**DATASET RECORDS:**
----------------------------------------
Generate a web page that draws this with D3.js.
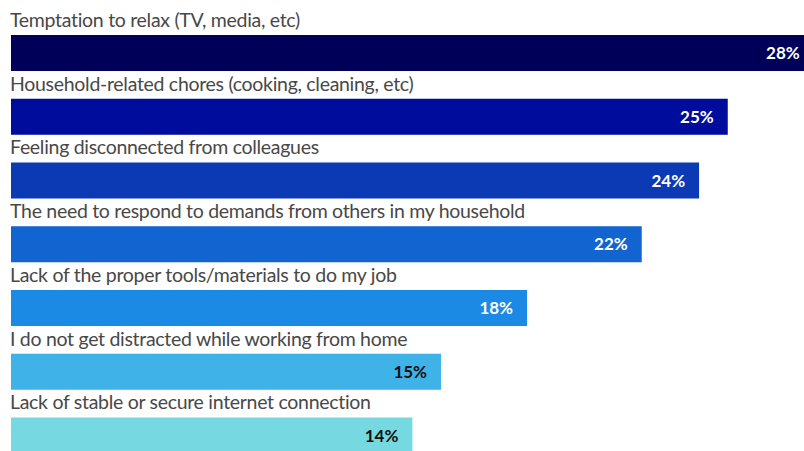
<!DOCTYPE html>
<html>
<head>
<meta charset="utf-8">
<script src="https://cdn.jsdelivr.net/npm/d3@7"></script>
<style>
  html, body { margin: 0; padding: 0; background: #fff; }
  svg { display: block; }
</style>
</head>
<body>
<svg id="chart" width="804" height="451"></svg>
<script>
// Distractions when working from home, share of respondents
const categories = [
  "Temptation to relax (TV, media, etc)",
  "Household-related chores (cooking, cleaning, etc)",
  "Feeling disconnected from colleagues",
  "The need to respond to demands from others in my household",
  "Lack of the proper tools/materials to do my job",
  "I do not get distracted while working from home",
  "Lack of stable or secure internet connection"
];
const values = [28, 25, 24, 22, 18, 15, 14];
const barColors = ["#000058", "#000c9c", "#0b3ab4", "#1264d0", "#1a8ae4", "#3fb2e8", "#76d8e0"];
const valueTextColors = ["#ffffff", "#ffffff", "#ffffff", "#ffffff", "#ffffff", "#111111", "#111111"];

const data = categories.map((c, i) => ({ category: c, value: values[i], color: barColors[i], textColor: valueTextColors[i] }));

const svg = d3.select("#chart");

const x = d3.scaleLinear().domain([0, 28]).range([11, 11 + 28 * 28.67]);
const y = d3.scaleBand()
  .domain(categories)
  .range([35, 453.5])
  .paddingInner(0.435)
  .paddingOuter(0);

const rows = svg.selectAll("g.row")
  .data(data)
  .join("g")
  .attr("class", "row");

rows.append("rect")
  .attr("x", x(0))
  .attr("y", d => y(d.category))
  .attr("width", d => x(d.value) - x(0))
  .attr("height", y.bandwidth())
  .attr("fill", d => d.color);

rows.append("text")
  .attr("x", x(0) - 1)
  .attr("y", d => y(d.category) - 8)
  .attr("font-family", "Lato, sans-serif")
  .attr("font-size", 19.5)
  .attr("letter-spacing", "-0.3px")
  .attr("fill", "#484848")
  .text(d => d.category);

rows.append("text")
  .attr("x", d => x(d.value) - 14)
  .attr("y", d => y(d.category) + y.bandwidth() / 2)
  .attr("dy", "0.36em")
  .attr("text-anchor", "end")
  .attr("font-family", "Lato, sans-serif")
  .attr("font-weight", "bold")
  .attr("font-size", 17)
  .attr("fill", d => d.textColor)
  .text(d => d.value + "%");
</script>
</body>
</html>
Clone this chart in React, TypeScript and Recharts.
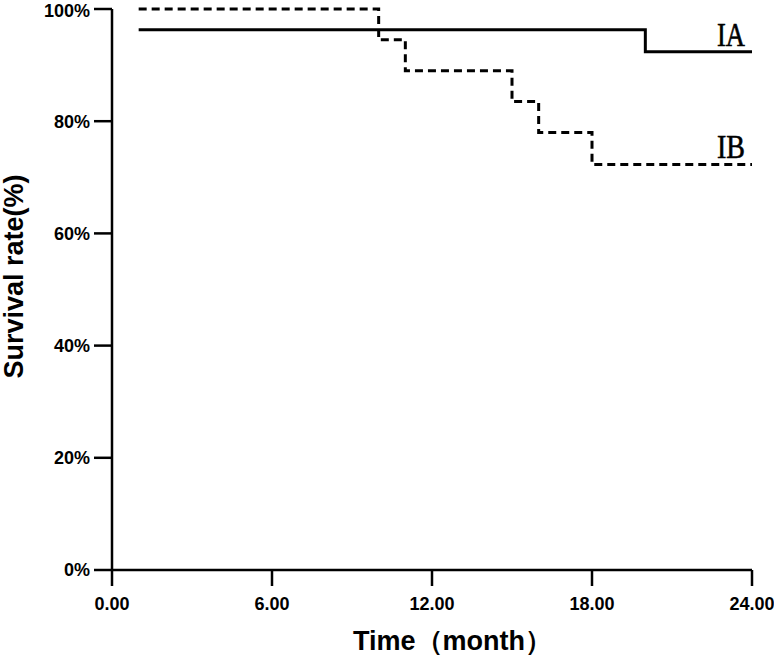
----------------------------------------
**EXERCISE REQUIREMENTS:** Copy out every line from the records that has the word "this".

**PROBLEM SOLUTION:**
Generate a web page that draws this with D3.js.
Clone this chart in React, TypeScript and Recharts.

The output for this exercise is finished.